Description of the task: Leave out the pictures; transcribe all else exactly.
↓
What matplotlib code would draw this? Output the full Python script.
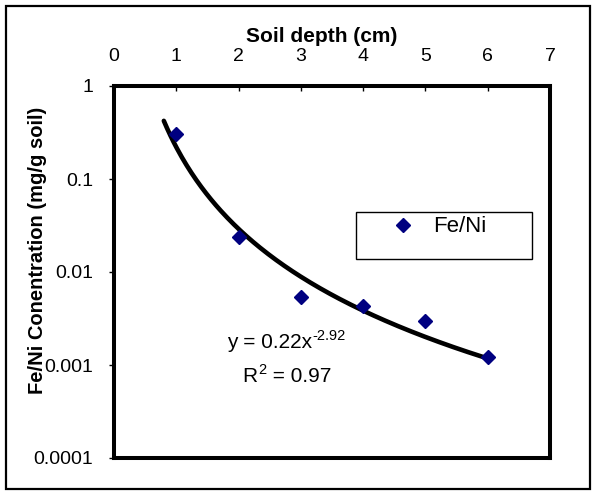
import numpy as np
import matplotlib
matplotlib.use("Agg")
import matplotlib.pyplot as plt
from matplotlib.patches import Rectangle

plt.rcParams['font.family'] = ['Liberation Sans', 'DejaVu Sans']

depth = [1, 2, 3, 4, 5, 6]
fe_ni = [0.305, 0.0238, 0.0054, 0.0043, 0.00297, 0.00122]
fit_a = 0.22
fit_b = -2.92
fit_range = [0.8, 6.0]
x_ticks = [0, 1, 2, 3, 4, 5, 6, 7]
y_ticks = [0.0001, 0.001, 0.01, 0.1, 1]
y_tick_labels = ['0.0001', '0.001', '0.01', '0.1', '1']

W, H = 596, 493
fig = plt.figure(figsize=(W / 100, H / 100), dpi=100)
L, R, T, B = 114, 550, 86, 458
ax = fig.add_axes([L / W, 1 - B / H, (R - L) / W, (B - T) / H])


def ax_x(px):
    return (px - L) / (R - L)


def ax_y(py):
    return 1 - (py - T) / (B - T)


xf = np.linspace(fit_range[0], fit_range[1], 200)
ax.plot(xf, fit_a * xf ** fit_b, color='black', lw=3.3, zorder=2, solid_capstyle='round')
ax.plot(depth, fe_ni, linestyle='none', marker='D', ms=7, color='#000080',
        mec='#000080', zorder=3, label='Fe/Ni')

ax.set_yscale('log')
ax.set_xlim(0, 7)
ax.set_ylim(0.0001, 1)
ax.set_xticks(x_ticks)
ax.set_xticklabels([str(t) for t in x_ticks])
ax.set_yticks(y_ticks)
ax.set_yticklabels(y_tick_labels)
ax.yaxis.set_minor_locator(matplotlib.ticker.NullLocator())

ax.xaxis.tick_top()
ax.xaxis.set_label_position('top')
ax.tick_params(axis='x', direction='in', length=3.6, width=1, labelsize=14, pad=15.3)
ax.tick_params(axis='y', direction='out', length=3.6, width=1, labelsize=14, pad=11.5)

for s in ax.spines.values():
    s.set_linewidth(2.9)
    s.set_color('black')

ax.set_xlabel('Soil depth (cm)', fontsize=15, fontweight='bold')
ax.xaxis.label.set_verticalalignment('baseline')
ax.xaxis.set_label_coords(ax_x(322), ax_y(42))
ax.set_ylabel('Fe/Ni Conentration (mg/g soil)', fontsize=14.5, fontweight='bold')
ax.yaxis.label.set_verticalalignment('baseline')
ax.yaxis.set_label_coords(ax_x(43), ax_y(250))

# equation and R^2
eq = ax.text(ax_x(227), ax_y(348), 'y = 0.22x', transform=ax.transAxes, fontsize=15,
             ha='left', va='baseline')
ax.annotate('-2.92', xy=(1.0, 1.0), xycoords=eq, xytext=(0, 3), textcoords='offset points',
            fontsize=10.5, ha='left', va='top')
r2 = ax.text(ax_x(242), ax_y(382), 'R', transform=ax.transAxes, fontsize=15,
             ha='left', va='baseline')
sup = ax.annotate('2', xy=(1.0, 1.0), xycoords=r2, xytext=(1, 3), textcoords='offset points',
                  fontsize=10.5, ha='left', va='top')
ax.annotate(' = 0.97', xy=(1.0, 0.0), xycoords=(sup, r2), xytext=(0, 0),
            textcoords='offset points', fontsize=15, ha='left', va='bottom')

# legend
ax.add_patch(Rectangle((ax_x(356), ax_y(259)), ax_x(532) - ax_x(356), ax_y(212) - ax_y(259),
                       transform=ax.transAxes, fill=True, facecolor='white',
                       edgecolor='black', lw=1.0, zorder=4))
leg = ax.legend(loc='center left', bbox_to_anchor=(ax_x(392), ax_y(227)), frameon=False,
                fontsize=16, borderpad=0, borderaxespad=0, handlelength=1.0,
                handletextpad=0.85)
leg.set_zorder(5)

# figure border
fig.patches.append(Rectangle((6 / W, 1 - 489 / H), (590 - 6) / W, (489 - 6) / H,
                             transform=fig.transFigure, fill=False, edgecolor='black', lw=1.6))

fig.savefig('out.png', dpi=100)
↑
Answer to the exercise:
What matplotlib code would draw this? Output the full Python script.
import numpy as np
import matplotlib
matplotlib.use("Agg")
import matplotlib.pyplot as plt
from matplotlib.patches import Rectangle

plt.rcParams['font.family'] = ['Liberation Sans', 'DejaVu Sans']

depth = [1, 2, 3, 4, 5, 6]
fe_ni = [0.305, 0.0238, 0.0054, 0.0043, 0.00297, 0.00122]
fit_a = 0.22
fit_b = -2.92
fit_range = [0.8, 6.0]
x_ticks = [0, 1, 2, 3, 4, 5, 6, 7]
y_ticks = [0.0001, 0.001, 0.01, 0.1, 1]
y_tick_labels = ['0.0001', '0.001', '0.01', '0.1', '1']

W, H = 596, 493
fig = plt.figure(figsize=(W / 100, H / 100), dpi=100)
L, R, T, B = 114, 550, 86, 458
ax = fig.add_axes([L / W, 1 - B / H, (R - L) / W, (B - T) / H])


def ax_x(px):
    return (px - L) / (R - L)


def ax_y(py):
    return 1 - (py - T) / (B - T)


xf = np.linspace(fit_range[0], fit_range[1], 200)
ax.plot(xf, fit_a * xf ** fit_b, color='black', lw=3.3, zorder=2, solid_capstyle='round')
ax.plot(depth, fe_ni, linestyle='none', marker='D', ms=7, color='#000080',
        mec='#000080', zorder=3, label='Fe/Ni')

ax.set_yscale('log')
ax.set_xlim(0, 7)
ax.set_ylim(0.0001, 1)
ax.set_xticks(x_ticks)
ax.set_xticklabels([str(t) for t in x_ticks])
ax.set_yticks(y_ticks)
ax.set_yticklabels(y_tick_labels)
ax.yaxis.set_minor_locator(matplotlib.ticker.NullLocator())

ax.xaxis.tick_top()
ax.xaxis.set_label_position('top')
ax.tick_params(axis='x', direction='in', length=3.6, width=1, labelsize=14, pad=15.3)
ax.tick_params(axis='y', direction='out', length=3.6, width=1, labelsize=14, pad=11.5)

for s in ax.spines.values():
    s.set_linewidth(2.9)
    s.set_color('black')

ax.set_xlabel('Soil depth (cm)', fontsize=15, fontweight='bold')
ax.xaxis.label.set_verticalalignment('baseline')
ax.xaxis.set_label_coords(ax_x(322), ax_y(42))
ax.set_ylabel('Fe/Ni Conentration (mg/g soil)', fontsize=14.5, fontweight='bold')
ax.yaxis.label.set_verticalalignment('baseline')
ax.yaxis.set_label_coords(ax_x(43), ax_y(250))

# equation and R^2
eq = ax.text(ax_x(227), ax_y(348), 'y = 0.22x', transform=ax.transAxes, fontsize=15,
             ha='left', va='baseline')
ax.annotate('-2.92', xy=(1.0, 1.0), xycoords=eq, xytext=(0, 3), textcoords='offset points',
            fontsize=10.5, ha='left', va='top')
r2 = ax.text(ax_x(242), ax_y(382), 'R', transform=ax.transAxes, fontsize=15,
             ha='left', va='baseline')
sup = ax.annotate('2', xy=(1.0, 1.0), xycoords=r2, xytext=(1, 3), textcoords='offset points',
                  fontsize=10.5, ha='left', va='top')
ax.annotate(' = 0.97', xy=(1.0, 0.0), xycoords=(sup, r2), xytext=(0, 0),
            textcoords='offset points', fontsize=15, ha='left', va='bottom')

# legend
ax.add_patch(Rectangle((ax_x(356), ax_y(259)), ax_x(532) - ax_x(356), ax_y(212) - ax_y(259),
                       transform=ax.transAxes, fill=True, facecolor='white',
                       edgecolor='black', lw=1.0, zorder=4))
leg = ax.legend(loc='center left', bbox_to_anchor=(ax_x(392), ax_y(227)), frameon=False,
                fontsize=16, borderpad=0, borderaxespad=0, handlelength=1.0,
                handletextpad=0.85)
leg.set_zorder(5)

# figure border
fig.patches.append(Rectangle((6 / W, 1 - 489 / H), (590 - 6) / W, (489 - 6) / H,
                             transform=fig.transFigure, fill=False, edgecolor='black', lw=1.6))

fig.savefig('out.png', dpi=100)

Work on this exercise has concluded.